= New Forest Shakers =

The New Forest Shakers or Walworth Jumpers (also Children of God, Girlingites or Convulsionists) were a new religious movement created by Mary Anne Girling (or Mary Ann Girling) in the 1870s in England. Originally from Suffolk, Girling preached the Second Coming, celibacy, chastity and communal life.

==In Suffolk==
Mary Ann Clouting was born in Little Glemham, Suffolk in 1827. She married George Stanton Girling and they had two children. Sometime around 1858, Girling received a vision from Jesus Christ in her Ipswich bedroom. She apparently received a second vision in 1864 informing her that the second coming was at hand. Girling left her husband and children, and travelled around the villages and towns of Suffolk preaching her mission. Within 18 months "Girlingism" had 50 adherents. This ecstatic, esoteric sect claimed that they died with conversion, and were then reborn to eternal life.

==Walworth Jumpers==
In 1871, having been persecuted and threatened in Suffolk, Girling went to London. She initially fell in with the Peculiar People of Plumstead and preached to them there. She soon fell out with them when she began claiming her own divinity, and she withdrew from their circle taking many of their followers with her. Girling's mission began operating from a railway arch near the Walworth Road, where she preached excitedly before crowds of several thousands, which led to the nickname "the Jumpers of Walworth." Attacked by hostile mobs in London, Girling announced to her followers in 1872 that they were going to move to Hordle in the New Forest in Hampshire.

==New Forest Shakers==
In January 1873 Girling and her followers arrived in Hordle. They settled in New Forest Lodge, a house which was partially paid for by one of the followers Julia Wood, the remainder being mortgaged. 160 believers gathered there, cultivating vegetables and worshipping. They were prohibited from sexual activity, as well as from economic transactions. They proceeded to farm the land, but Girling forbade the sect to sell either their produce or their labour. The mortgage remained unpaid and on a bitterly cold night of December 1874, in the rain, sleet and snow, 60 women, 35 men and 45 children were evicted. All the furniture was left along a half mile stretch of the road. It included 3 pianos, 77 beds, boxes of eggs, butter and vegetables valued at about £1,000 and worthless by the end of the night.

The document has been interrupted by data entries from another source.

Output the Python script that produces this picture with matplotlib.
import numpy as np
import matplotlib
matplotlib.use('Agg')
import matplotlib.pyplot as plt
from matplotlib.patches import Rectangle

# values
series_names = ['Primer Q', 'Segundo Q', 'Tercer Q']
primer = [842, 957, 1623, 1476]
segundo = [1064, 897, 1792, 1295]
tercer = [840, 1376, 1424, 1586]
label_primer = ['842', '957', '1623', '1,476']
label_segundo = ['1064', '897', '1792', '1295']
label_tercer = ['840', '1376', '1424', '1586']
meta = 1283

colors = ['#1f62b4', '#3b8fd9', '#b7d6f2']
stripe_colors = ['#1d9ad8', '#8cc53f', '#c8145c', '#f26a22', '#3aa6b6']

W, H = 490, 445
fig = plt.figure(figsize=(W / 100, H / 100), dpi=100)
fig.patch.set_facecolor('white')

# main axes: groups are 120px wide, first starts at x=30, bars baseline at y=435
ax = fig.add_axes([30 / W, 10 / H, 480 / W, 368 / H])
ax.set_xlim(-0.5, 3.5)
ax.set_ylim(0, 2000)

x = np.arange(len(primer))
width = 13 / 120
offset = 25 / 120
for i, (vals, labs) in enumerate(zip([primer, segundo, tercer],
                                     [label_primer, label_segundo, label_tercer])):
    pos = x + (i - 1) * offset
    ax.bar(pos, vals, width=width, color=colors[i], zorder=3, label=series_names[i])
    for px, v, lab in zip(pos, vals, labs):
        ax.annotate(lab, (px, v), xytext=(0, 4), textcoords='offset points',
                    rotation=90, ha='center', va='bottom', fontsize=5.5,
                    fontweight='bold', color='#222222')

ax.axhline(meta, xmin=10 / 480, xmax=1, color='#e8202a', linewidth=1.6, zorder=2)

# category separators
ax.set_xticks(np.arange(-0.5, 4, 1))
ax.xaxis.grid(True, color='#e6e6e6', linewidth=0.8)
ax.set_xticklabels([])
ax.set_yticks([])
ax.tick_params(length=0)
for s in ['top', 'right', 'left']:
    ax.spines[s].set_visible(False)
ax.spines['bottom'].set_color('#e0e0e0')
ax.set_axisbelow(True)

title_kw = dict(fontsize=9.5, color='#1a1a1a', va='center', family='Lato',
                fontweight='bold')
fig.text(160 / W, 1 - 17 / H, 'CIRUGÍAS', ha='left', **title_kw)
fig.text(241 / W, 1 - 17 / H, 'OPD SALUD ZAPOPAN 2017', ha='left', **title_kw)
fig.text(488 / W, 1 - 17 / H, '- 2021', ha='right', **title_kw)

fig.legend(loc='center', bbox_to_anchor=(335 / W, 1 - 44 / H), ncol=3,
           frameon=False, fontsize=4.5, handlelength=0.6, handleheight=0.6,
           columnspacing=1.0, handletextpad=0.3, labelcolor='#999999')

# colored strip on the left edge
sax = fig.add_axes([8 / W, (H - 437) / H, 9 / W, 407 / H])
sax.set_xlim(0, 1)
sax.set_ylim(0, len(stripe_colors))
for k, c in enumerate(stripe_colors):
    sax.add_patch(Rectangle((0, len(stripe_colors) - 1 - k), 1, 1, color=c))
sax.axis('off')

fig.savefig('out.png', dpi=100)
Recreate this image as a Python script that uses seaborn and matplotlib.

They were aided by the political philosopher Auberon Herbert, who gave them temporary shelter on his estate in nearby Ashley. Other prominent sympathisers of their plight included liberal politician William Cowper, and local eccentric and spiritualist Andrew Peterson. By February 1875, they had returned to Hordle, camping in a field near New Forest Lodge. They were evicted in 1878, but a local landowner gave them a field in nearby Tiptoe where they set up camp. After this, the sect faded from national prominence. The census of 1881 records 64 people were encamped in the field, but by 1886 the community was reduced to 12 women and 8 men. Girling died from uterine cancer on 18 September 1886 and the sect broke up. Girling was buried in Hordle churchyard.